More women dying of reproductive problems

Published: July 31, 2011

Taboos, lack of facilities in rural areas around Islamabad make the issue complicated.


Reproductive health problems are one of the major causes of death among women in villages surrounding Islamabad, according to a survey conducted by DAMAAN Development Organization on Saturday.

The survey titled “Sexual and Reproductive Health and Rights Gaps among Indigenous People” focused on seven villages of Islamabad Capital Territory— Bari Imam, Baroha, Golra Sharif, Saidpur, Malpur, Karlot and Shahdra — and revealed that they severely lack basic healthcare facilities.

The survey was shared at a workshop on reproductive and sexual health at the conference hall of Strengthening Democracy through Parliamentary Development.

The findings revealed that little girls in these areas are regularly subjected to abuse, made pregnant out of wedlock, and are not taken to a clinic for a check-up.
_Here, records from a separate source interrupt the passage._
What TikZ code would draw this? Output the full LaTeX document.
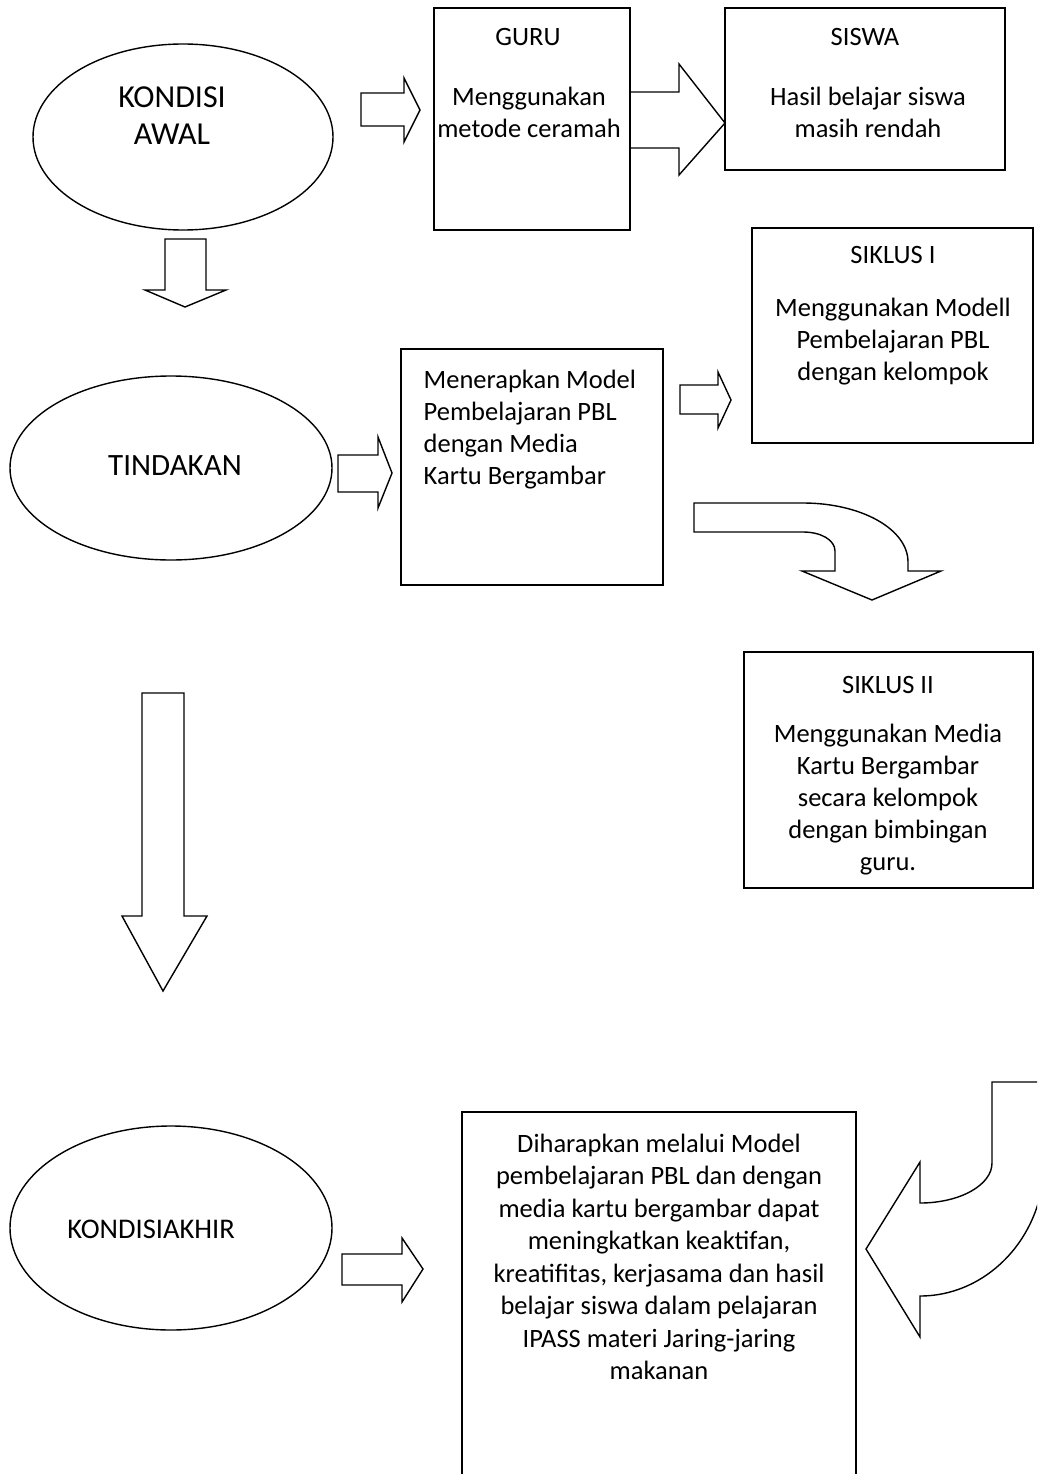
\documentclass[tikz,border=0pt]{standalone}
\usepackage{fontspec}
\setmainfont{Carlito}
\usetikzlibrary{shapes.geometric}
\begin{document}
\begin{tikzpicture}[x=1pt,y=-1pt,line width=1.4pt,line join=miter,
  boxnode/.style={draw,fill=white,rectangle,inner sep=0pt},
  ellnode/.style={draw,fill=white,ellipse,inner sep=0pt},
  blk/.style={draw,fill=white},
  body/.style={align=center,inner sep=0pt,font=\fontsize{26.5}{32}\selectfont},
  bigtxt/.style={align=center,inner sep=0pt,font=\fontsize{32}{37}\selectfont}]
\useasboundingbox (0,0) rectangle (1037,1474);
\clip (0,0) rectangle (1037,1474);
\fill[white] (0,0) rectangle (1037,1474);

% ---- top row
\node[ellnode,minimum width=300pt,minimum height=186pt] (awal) at (183,137) {};
\node[bigtxt] (awaltxt) at (172,116) {KONDISI\\AWAL};

\draw[blk] (361,93) -- (404,93) -- (404,78) -- (420,110) -- (404,142) -- (404,126) -- (361,126) -- cycle;

\draw[blk] (600,92) -- (679,92) -- (679,64) -- (725,123) -- (679,175) -- (679,148) -- (600,148) -- cycle;
\node[boxnode,minimum width=196pt,minimum height=222pt] (guru) at (532,119) {};
\node[body] (gurut) at (528,37) {GURU};
\node[body] (gurub) at (529,112.5) {Menggunakan\\metode ceramah};

\node[boxnode,minimum width=280pt,minimum height=162pt] (siswa) at (865,89) {};
\node[body] (siswat) at (865,37) {SISWA};
\node[body] (siswab) at (868,112) {Hasil belajar siswa\\masih rendah};

\draw[blk] (165,239) -- (206,239) -- (206,290) -- (226,290) -- (185,307) -- (145,290) -- (165,290) -- cycle;

% ---- second row
\node[ellnode,minimum width=322pt,minimum height=184pt] (tindakan) at (171,468) {};
\node[bigtxt,font=\fontsize{31}{37}\selectfont] (tindakant) at (175,466) {TINDAKAN};

\draw[blk] (338,455) -- (378,455) -- (378,437) -- (392,473) -- (378,508) -- (378,492) -- (338,492) -- cycle;

\node[boxnode,minimum width=262pt,minimum height=236pt] (terap) at (532,467) {};
\node[body,align=left,anchor=west] (terapt) at (423,429.5) {Menerapkan Model\\Pembelajaran PBL\\dengan Media\\Kartu Bergambar};

\draw[blk] (680,385) -- (718,385) -- (718,372) -- (731,400) -- (718,428) -- (718,414) -- (680,414) -- cycle;

\node[boxnode,minimum width=281pt,minimum height=215pt] (siklus1) at (892.5,335.5) {};
\node[body] (s1t) at (893,255) {SIKLUS I};
\node[body] (s1b) at (893,341.5) {Menggunakan Modell\\Pembelajaran PBL\\dengan kelompok};

\draw[blk] (694,503) -- (803,503) .. controls (861,503) and (908,529) .. (908,562)
  -- (908,571) -- (941,571) -- (872,600) -- (802,571) -- (835,571) -- (835,551)
  .. controls (835,540) and (821,532) .. (803,532) -- (694,532) -- cycle;

\node[boxnode,minimum width=289pt,minimum height=236pt] (siklus2) at (888.5,770) {};
\node[body] (s2t) at (888,685) {SIKLUS II};
\node[body] (s2b) at (888,800) {Menggunakan Media\\Kartu Bergambar\\secara kelompok\\dengan bimbingan\\guru.};

% ---- long arrow
\draw[blk] (142,693) -- (184,693) -- (184,916) -- (207,916) -- (163,991) -- (122,916) -- (142,916) -- cycle;

% ---- bottom row
\node[ellnode,minimum width=322pt,minimum height=204pt] (akhir) at (171,1228) {};
\node[body,font=\fontsize{28.5}{32}\selectfont] (akhirt) at (151,1229) {KONDISIAKHIR};

\draw[blk] (342,1254) -- (402,1254) -- (402,1238) -- (423,1269) -- (402,1302) -- (402,1285) -- (342,1285) -- cycle;

\node[boxnode,minimum width=394pt,minimum height=380pt] (harap) at (659,1302) {};
\node[body,font=\fontsize{26.5}{32.5}\selectfont] (harapt) at (659,1257) {Diharapkan melalui Model\\pembelajaran PBL dan dengan\\media kartu bergambar dapat\\meningkatkan keaktifan,\\kreatifitas, kerjasama dan hasil\\belajar siswa dalam pelajaran\\IPASS materi Jaring-jaring\\makanan};

\draw[blk] (992,1082) -- (992,1163) .. controls (992,1185) and (960,1203) .. (920,1203)
  -- (920,1162) -- (866,1249) -- (920,1337) -- (920,1296)
  .. controls (988,1296) and (1044,1236) .. (1044,1163) -- (1044,1082) -- cycle;
\end{tikzpicture}
\end{document}
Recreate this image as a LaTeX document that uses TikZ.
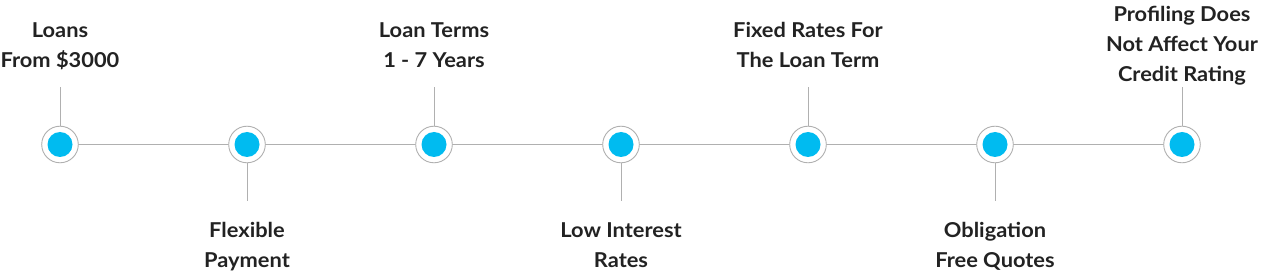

High rates of child abuse were reported around the Bari Imam shrine. Local people said that displaced women from various parts of the country work as prostitutes in and around these villages.

Moreover, men confessed that it is considered as a taboo to reveal that they are carrying sexually transmitted diseases; this attitude puts the lives of many others, including children, in jeopardy.

The report revealed a dire shortage of health clinics and hospitals in the seven villages surveyed. In Golra Sharif, there is only one hospital and a few private clinics in an area of six to 10 km.

Saidpur has two private clinics in an area of six to 10 km.

Bari Imam has a few clinics in seven to 15 km of area.

Malpur has no health centre or even a medical store in an area stretching between 16 to 20 km.

Similarly, Karlot, Shahdara and Baroha have no hospital in areas of 16 to 20km, 2km and 20-23km respectively.

In all these areas, there is no hospital that gives service to people 24 hours a day.

Lubna Dahar, research officer at DAMAAN Development Organization, said, “Social taboos in Pakistan are one of the main reasons behind complications in sexual and reproductive health.”

Social norms prohibit unmarried girls from talking about sexual health.

Published in The Express Tribune, July 31th,  2011.